Carbon Credits to Finance Biomass in Russia
REEEP backs efforts to secure carbon credit for Russian Far East communities to convert district heating plants to forest biomass.
The Renewable Energy and Energy Efficiency Partnership (REEEP) will finance the development of a funding mechanism to enable communities in the Russian Far East to obtain municipal heat and power from biomass rather than coal. The carbon credits produced by converting inefficient, coal-powered heating plants to forestry biomass will provide security for loans to finance the installation of new equipment.
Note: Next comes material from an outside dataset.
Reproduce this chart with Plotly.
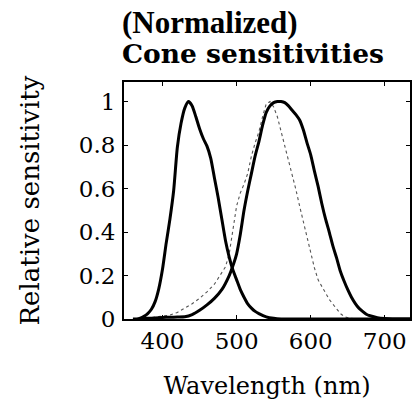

Communities in Russia's Far East are anxious to convert their district power and heating plants to burn biomass derived from surrounding forests, including timber industry residues and wastes. Existing plants operate on 50-year-old coal-burning technology that is high in moisture and ash content. Biomass-fuelled community heat and power systems will improve energy security for large numbers of people while dramatically reducing emissions of sulphur and nitrogen oxides, carbon monoxide, fly ash, soot and other harmful chemicals, as well as CO2. However, the municipal authorities that run the existing plants cannot access the finance necessary to make investments in cleaner, more efficient equipment. REEEP is working with Winrock International to establish a funding mechanism that uses carbon credits based on future emissions savings as security for loans to finance the investment. Winrock has been working for several years to develop biomass energy in the Russian Far East through the USAID-funded Forest Resources and Technology Project. REEEP is to provide ?80,000, two-thirds of the total cost, to establish the financing mechanism.
Winrock are now in discussions with Russian partner banks, Vneshtorgbank and Sberbank, to provide loans for ten biomass-fuelled district heating projects, supplying some 20 communities in the areas of Irkutsk Oblast and Khabarovsk Khai. Revenues flows from future carbon credits, securitised by international financial institutions, are expected to provide more than sufficient funds to cover the loans.
"This sort of project has a double benefit in terms of greenhouse gas emissions reductions," say Dr. Marianne Osterkorn, international director of the REEEP. "By replacing coal with cleaner biomass, we can make finance available through carbon credits for modernising the energy infrastructure. More efficient systems mean less demand for fuel, regardless of fuel type."
"There has been much comment about how the decline of much Russian heavy industry in the 1990s has left the country with an actual level of emissions well below its Kyoto allocation, enabling the surplus carbon credits to be sold to Europe, Canada or Japan," says John Kadyszewski of Winrock. "Given recent growth in Russia, the size of this surplus of ‘hot air' is probably exaggerated. But these credits from the Russian Far East are real and deliver lower emissions and greater energy efficiency."